Jaarrapportage 2018

Begrotingsrechtmatigheid

Tijdens de beleidsuitvoering is de hoofdregel dat het algemeen bestuur (beleidsmatig en/of financiële) budgetoverschrijdingen autoriseert. Het dagelijks bestuur legt begrotingswijzigingen ter autorisatie vooraf voor aan het algemeen bestuur. Hiermee vraagt het dagelijks bestuur toestemming voor het te realiseren beleid en de besteding van het benodigde bedrag.
Het dagelijks bestuur is bevoegd de netto-kosten van een programma met 5% van de netto-kosten met een maximum van € 500.000 te overschrijden zonder toestemming vooraf van het algemeen bestuur. Dan moet de middeleninzet wel passen binnen het vastgestelde beleid en het bestuur de hiervoor benodigde financiële ruimte elders binnen de begroting kunnen vinden. Alleen als de omstandigheden een autorisatie vooraf niet mogelijk maken, moet het dagelijks bestuur achteraf een voorstel voor een begrotingswijziging voorleggen.
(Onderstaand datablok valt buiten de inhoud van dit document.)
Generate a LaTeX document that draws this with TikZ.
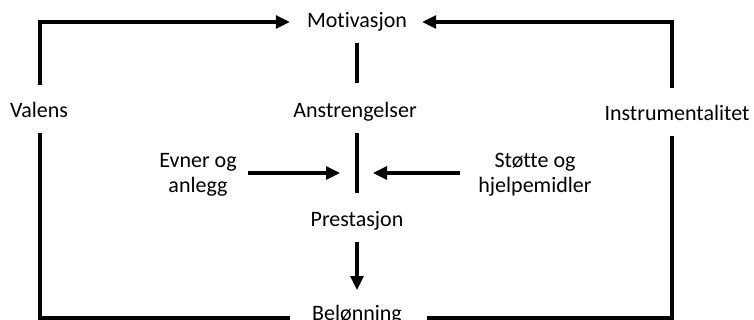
\documentclass[tikz,border=0pt]{standalone}
\usepackage{fontspec}
\setmainfont{Carlito}[Ligatures=NoCommon]
\usetikzlibrary{arrows.meta}
\begin{document}
\begin{tikzpicture}[x=1pt,y=-1pt,
  lbl/.style={font=\fontsize{22}{26}\selectfont, text height=21pt, text depth=3pt,
              inner xsep=0pt, inner ysep=12pt, anchor=base},
  duo/.style={font=\fontsize{22}{25}\selectfont, align=center, inner sep=0pt, anchor=center},
  conn/.style={line width=3.1pt},
  arr/.style={conn, -{Triangle[length=14pt,width=13pt]}}]
\useasboundingbox (0,0) rectangle (754,320);

% concept labels
\node[lbl] (mot) at (357,28)  {Motivasjon};
\node[lbl] (ans) at (355,118) {Anstrengelser};
\node[lbl] (pre) at (357,227) {Prestasjon};
\node[lbl] (bel) at (357,320) {Belønning};
\node[lbl] (val) at (39,118)  {Valens};
\node[lbl] (ins) at (677,121) {Instrumentalitet};
\node[duo] (evn) at (198,175) {Evner og\\anlegg};
\node[duo] (sto) at (535,175) {Støtte og\\hjelpemidler};

% corner and junction points
\coordinate (tl) at (40,22);
\coordinate (tr) at (672,22);
\coordinate (bl) at (40,318);
\coordinate (br) at (672,318);
\coordinate (mid) at (357,173);

% outer loop
\draw[arr] (val.north -| tl) -- (tl) -- ([xshift=-17pt]mot.west |- tl);
\draw[arr] (ins.north -| tr) -- (tr) -- ([xshift=15pt]mot.east |- tr);
\draw[conn] (val.south -| bl) -- (bl) -- ([xshift=-22pt]bel.west |- bl);
\draw[conn] (ins.south -| br) -- (br) -- ([xshift=25pt]bel.east |- br);

% central column
\draw[conn] (mot.south -| mid) -- ([yshift=2pt]ans.north -| mid);
\draw[conn] (ans.south -| mid) -- ([yshift=1pt]pre.north -| mid);
\draw[arr] (pre.south -| mid) -- ([yshift=30pt]bel.base -| mid);

% side influences
\draw[arr] ([xshift=11pt]evn.east |- mid) -- ([xshift=-17pt]mid);
\draw[arr] ([xshift=-18pt]sto.west |- mid) -- ([xshift=16pt]mid);
\end{tikzpicture}
\end{document}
Als het algemeen bestuur daarmee instemt, is de besteding alsnog geautoriseerd.

(bedragen x € 1 miljoen)

Programma

Begroting 2018
A

Gewijzigde begroting 2018
B

Jaarrekening 2018
C

verschil jaarrekening -/- gewijz. begroting
B-C

Waterveiligheid

-26,4

-26,4

-25,7

0,7

Voldoende water

-48,0

-48,7

-50,9

-2,2

Schoon water

-43,9

-44,1

-43,4

0,7

Organisatie

-18,7

-18,7

-22,1

-3,4

Totaal lasten

-137,1

-137,9

-142,1

-4,2

Netto belastingen

135,1

135,1

133,6

-1,5

Resultaat

-2,0

-2,8

-8,5

-5,7

Het verschil tussen de gewijzigde begroting 2018 en de jaarrekening 2018 van de programma’s Voldoende water en Bestuur en organisatie bedraagt meer dan de voorgeschreven -€ 500.000. Dit verschil is ná de tweede voortgangsrapportage ontstaan, waardoor er in de reguliere verantwoordingscyclus geen eerder moment was om deze afwijking door het algemeen bestuur te laten accorderen. Door het vaststellen van de jaarrekening door het algemeen bestuur worden deze bestedingen alsnog geautoriseerd.

Bij het programma Voldoende water is de afwijking tussen de gewijzigde begroting en de jaarrekening 2018 van -€2,2 miljoen als volgt opgebouwd:

  • -€ 0,4 miljoen gerapporteerde negatieve afwijking zoals beschreven in de tweede voortgangsrapportage betreft de inzet van externen voor plannen en projecten, het cao effect en het generatiepact. Na de tweede voortgangsrapportage hebben deze onderwerpen een groter effect gehad dan eerder geprognosticeerd, aanvullend -€0,5 miljoen.
  • -€ 0,8 miljoen betreft de exotenbestrijding en de afrekening van de energiebelasting die gemeld zijn in de risicoparagraaf in de tweede voortgangsrapportage en het memo voorlopig resultaat.
  • -€ 0,2 miljoen nieuwe afwijkingen die zijn gerapporteerd in het memo voorlopig resultaat betreffende de afrekening Noorderzijlvest en extra kosten voor stuwen en inlaten.
  • -€ 0,3 miljoen nieuwe afwijkingen die nog niet eerder gerapporteerd zijn, betreffende de hogere afschrijving van actieve kunstwerken/waterlopen en de hogere baggervergoeding.

Bij het programma Bestuur en organisatie is de afwijking tussen de gewijzigde begroting en de jaarrekening 2018 van -€ 3,4 miljoen als volgt opgebouwd:

  • -€ 2,0 miljoen betreft het onderdeel risicovol begroten dat zowel in de eerste als de tweede voortgangsrapportage is gerapporteerd.
  • -€ 0,7 miljoen voorbereidingskosten van het Noordelijk Belastingkantoor zullen we conform prognose onttrekken aan de bestemmingsreserve en heeft daarmee geen effect op het resultaat.
  • -€ 0,6 miljoen heeft betrekking op de naheffing van de belastingdienst voor de leaseauto’s zoals gemeld in het algemeen bestuur van 11 december en in het memo voorlopig resultaat.
  • -€ 0,1 miljoen overige nieuwe afwijkingen die nog niet eerder gerapporteerd zijn.